TASK GOAL
Print all of the entries exactly, minus the pictures.

----

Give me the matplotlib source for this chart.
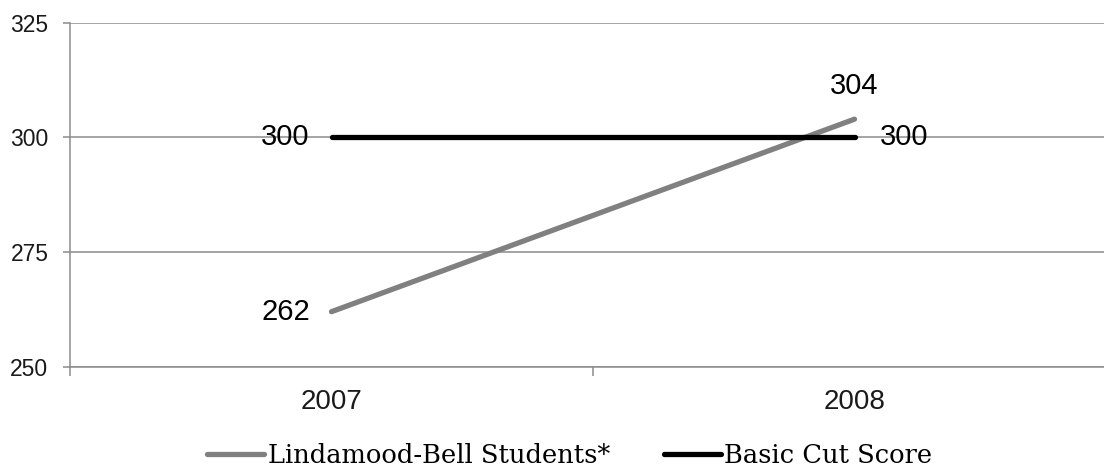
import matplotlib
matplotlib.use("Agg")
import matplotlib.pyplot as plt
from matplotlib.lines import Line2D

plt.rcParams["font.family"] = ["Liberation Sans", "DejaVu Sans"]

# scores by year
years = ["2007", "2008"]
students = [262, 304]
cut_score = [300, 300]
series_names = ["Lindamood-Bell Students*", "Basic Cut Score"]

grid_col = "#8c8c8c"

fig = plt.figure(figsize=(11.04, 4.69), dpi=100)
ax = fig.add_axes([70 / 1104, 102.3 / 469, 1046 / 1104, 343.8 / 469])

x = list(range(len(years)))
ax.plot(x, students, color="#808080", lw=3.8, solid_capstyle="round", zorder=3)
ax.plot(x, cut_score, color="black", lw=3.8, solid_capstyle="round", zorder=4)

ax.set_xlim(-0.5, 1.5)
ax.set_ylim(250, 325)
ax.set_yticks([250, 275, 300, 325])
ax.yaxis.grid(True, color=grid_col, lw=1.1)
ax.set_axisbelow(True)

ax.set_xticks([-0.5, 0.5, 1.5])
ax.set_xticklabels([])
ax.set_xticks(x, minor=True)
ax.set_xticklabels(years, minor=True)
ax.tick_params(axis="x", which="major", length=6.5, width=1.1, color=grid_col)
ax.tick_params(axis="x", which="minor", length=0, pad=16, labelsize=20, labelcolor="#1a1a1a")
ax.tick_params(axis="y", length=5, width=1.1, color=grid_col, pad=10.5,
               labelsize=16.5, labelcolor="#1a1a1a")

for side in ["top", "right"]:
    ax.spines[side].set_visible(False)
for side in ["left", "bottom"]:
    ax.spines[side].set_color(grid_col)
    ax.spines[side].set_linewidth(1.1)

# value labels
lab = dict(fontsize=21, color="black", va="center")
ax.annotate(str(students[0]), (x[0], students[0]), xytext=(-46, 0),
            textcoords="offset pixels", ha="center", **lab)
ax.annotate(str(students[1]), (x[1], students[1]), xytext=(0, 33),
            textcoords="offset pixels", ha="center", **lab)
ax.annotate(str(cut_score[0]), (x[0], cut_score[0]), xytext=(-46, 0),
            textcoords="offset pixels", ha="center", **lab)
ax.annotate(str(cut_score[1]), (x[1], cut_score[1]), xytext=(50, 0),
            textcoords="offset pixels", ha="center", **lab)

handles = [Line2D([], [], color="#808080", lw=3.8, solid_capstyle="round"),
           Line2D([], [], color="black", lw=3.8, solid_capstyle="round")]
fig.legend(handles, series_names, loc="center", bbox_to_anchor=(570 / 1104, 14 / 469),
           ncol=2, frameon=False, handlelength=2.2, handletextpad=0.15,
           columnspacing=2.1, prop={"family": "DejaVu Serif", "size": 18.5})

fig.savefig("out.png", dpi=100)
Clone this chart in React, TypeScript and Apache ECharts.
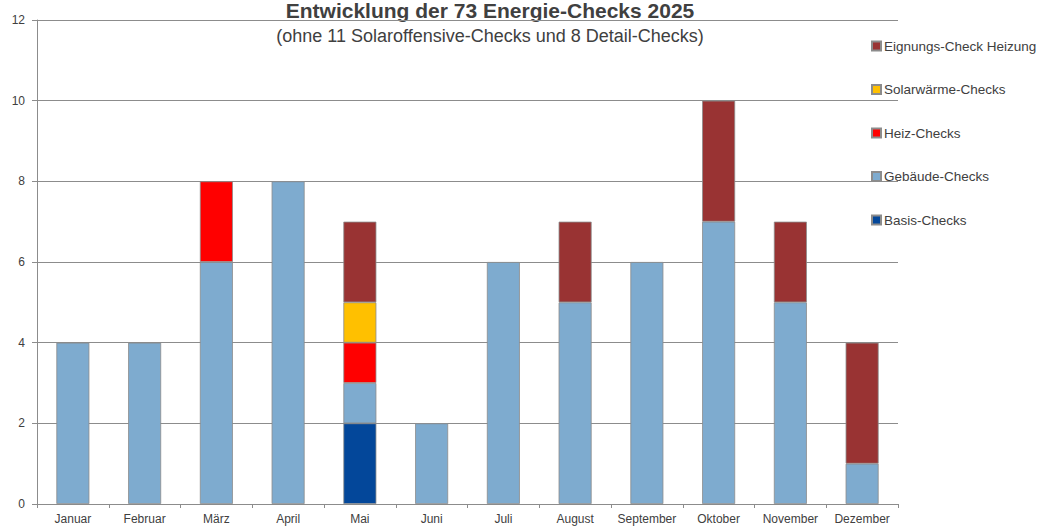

----

OUTPUT FOR THIS TASK
Give me the matplotlib source for this chart.
import matplotlib
matplotlib.use("Agg")
import matplotlib.pyplot as plt
from matplotlib.lines import Line2D

plt.rcParams["font.family"] = ["Liberation Sans", "DejaVu Sans"]

# scores by year
years = ["2007", "2008"]
students = [262, 304]
cut_score = [300, 300]
series_names = ["Lindamood-Bell Students*", "Basic Cut Score"]

grid_col = "#8c8c8c"

fig = plt.figure(figsize=(11.04, 4.69), dpi=100)
ax = fig.add_axes([70 / 1104, 102.3 / 469, 1046 / 1104, 343.8 / 469])

x = list(range(len(years)))
ax.plot(x, students, color="#808080", lw=3.8, solid_capstyle="round", zorder=3)
ax.plot(x, cut_score, color="black", lw=3.8, solid_capstyle="round", zorder=4)

ax.set_xlim(-0.5, 1.5)
ax.set_ylim(250, 325)
ax.set_yticks([250, 275, 300, 325])
ax.yaxis.grid(True, color=grid_col, lw=1.1)
ax.set_axisbelow(True)

ax.set_xticks([-0.5, 0.5, 1.5])
ax.set_xticklabels([])
ax.set_xticks(x, minor=True)
ax.set_xticklabels(years, minor=True)
ax.tick_params(axis="x", which="major", length=6.5, width=1.1, color=grid_col)
ax.tick_params(axis="x", which="minor", length=0, pad=16, labelsize=20, labelcolor="#1a1a1a")
ax.tick_params(axis="y", length=5, width=1.1, color=grid_col, pad=10.5,
               labelsize=16.5, labelcolor="#1a1a1a")

for side in ["top", "right"]:
    ax.spines[side].set_visible(False)
for side in ["left", "bottom"]:
    ax.spines[side].set_color(grid_col)
    ax.spines[side].set_linewidth(1.1)

# value labels
lab = dict(fontsize=21, color="black", va="center")
ax.annotate(str(students[0]), (x[0], students[0]), xytext=(-46, 0),
            textcoords="offset pixels", ha="center", **lab)
ax.annotate(str(students[1]), (x[1], students[1]), xytext=(0, 33),
            textcoords="offset pixels", ha="center", **lab)
ax.annotate(str(cut_score[0]), (x[0], cut_score[0]), xytext=(-46, 0),
            textcoords="offset pixels", ha="center", **lab)
ax.annotate(str(cut_score[1]), (x[1], cut_score[1]), xytext=(50, 0),
            textcoords="offset pixels", ha="center", **lab)

handles = [Line2D([], [], color="#808080", lw=3.8, solid_capstyle="round"),
           Line2D([], [], color="black", lw=3.8, solid_capstyle="round")]
fig.legend(handles, series_names, loc="center", bbox_to_anchor=(570 / 1104, 14 / 469),
           ncol=2, frameon=False, handlelength=2.2, handletextpad=0.15,
           columnspacing=2.1, prop={"family": "DejaVu Serif", "size": 18.5})

fig.savefig("out.png", dpi=100)
Clone this chart in React, TypeScript and Apache ECharts.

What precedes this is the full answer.